GIVEN INFORMATION:
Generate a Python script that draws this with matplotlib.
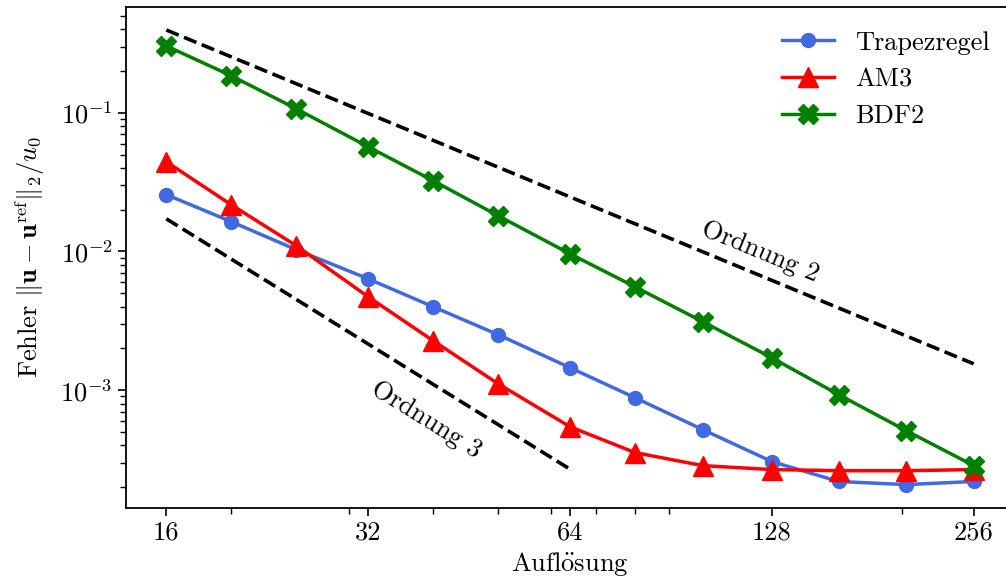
"""Konvergenzstudie: Fehler über Auflösung (log-log)"""
import matplotlib
matplotlib.use('Agg')
import matplotlib.pyplot as plt
from matplotlib.ticker import NullFormatter

plt.rcParams['font.family'] = 'serif'
plt.rcParams['font.serif'] = ['cmr10']
plt.rcParams['mathtext.fontset'] = 'cm'
plt.rcParams['axes.formatter.use_mathtext'] = True
plt.rcParams['axes.unicode_minus'] = False

# Auflösungen
aufloesung = [16, 20, 25, 32, 40, 50, 64, 80, 101, 128, 161, 203, 256]

# Fehler je Verfahren
trapez = [0.0257, 0.0164, 0.0103, 0.00635, 0.00399, 0.00251, 0.00145,
          0.000881, 0.000518, 0.000305, 0.000219, 0.000208, 0.000219]
am3 = [0.0444, 0.0217, 0.0110, 0.00471, 0.00227, 0.00111, 0.000544,
       0.000354, 0.000285, 0.000267, 0.000262, 0.000262, 0.000267]
bdf2 = [0.304, 0.185, 0.107, 0.0569, 0.0324, 0.0181, 0.00962,
        0.00556, 0.00311, 0.00171, 0.000927, 0.000510, 0.000285]

# Referenzgeraden
ord2_x = [16, 256]
ord2_y = [0.396, 0.396 / 256]
ord3_x = [16, 64]
ord3_y = [0.0172, 0.0172 / 64]

xticks = [16, 32, 64, 128, 256]

fig = plt.figure(figsize=(10.06, 5.86), dpi=100)
ax = fig.add_axes([0.1252, 0.1331, 1.008 - 0.1252, 0.988 - 0.1331])

ax.plot(aufloesung, trapez, 'o-', color='royalblue', lw=2.5, ms=10, label='Trapezregel')
ax.plot(aufloesung, am3, '^-', color='red', lw=2.5, ms=14, label='AM3')
ax.plot(aufloesung, bdf2, 'X-', color='green', lw=2.5, ms=14, label='BDF2')
ax.plot(ord2_x, ord2_y, '--', color='black', lw=2.6)
ax.plot(ord3_x, ord3_y, '--', color='black', lw=2.6)

ax.text(123, 0.0099, 'Ordnung 2', rotation=-22.4, rotation_mode='anchor',
        ha='center', va='center', fontsize=19)
ax.text(39, 0.00061, 'Ordnung 3', rotation=-31.8, rotation_mode='anchor',
        ha='center', va='center', fontsize=19)

ax.set_xscale('log')
ax.set_yscale('log')
ax.set_xticks(xticks)
ax.set_xticklabels([str(t) for t in xticks])
ax.xaxis.set_minor_formatter(NullFormatter())
ax.set_ylim(1.41e-4, 0.58)

ax.tick_params(which='major', labelsize=19, length=6, width=1.2)
ax.tick_params(which='minor', length=4, width=1.0)
for sp in ax.spines.values():
    sp.set_linewidth(1.3)

ax.set_xlabel(r'Aufl$\mathrm{\ddot{o}}$sung', fontsize=19, labelpad=4)
ax.set_ylabel(r'Fehler $\|\mathbf{u}-\mathbf{u}^{\mathrm{ref}}\|_2/u_0$', fontsize=19,
              labelpad=10)
ax.legend(loc='upper right', frameon=False, fontsize=19)

fig.savefig('out.png', dpi=100)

WHAT YOU ARE ASKED TO DO: Leave out the pictures and repeat the lines from the start of the material through the line with "from matplotlib.ticker import NullFormatter", inclusive.

TASK SOLUTION:
Generate a Python script that draws this with matplotlib.
"""Konvergenzstudie: Fehler über Auflösung (log-log)"""
import matplotlib
matplotlib.use('Agg')
import matplotlib.pyplot as plt
from matplotlib.ticker import NullFormatter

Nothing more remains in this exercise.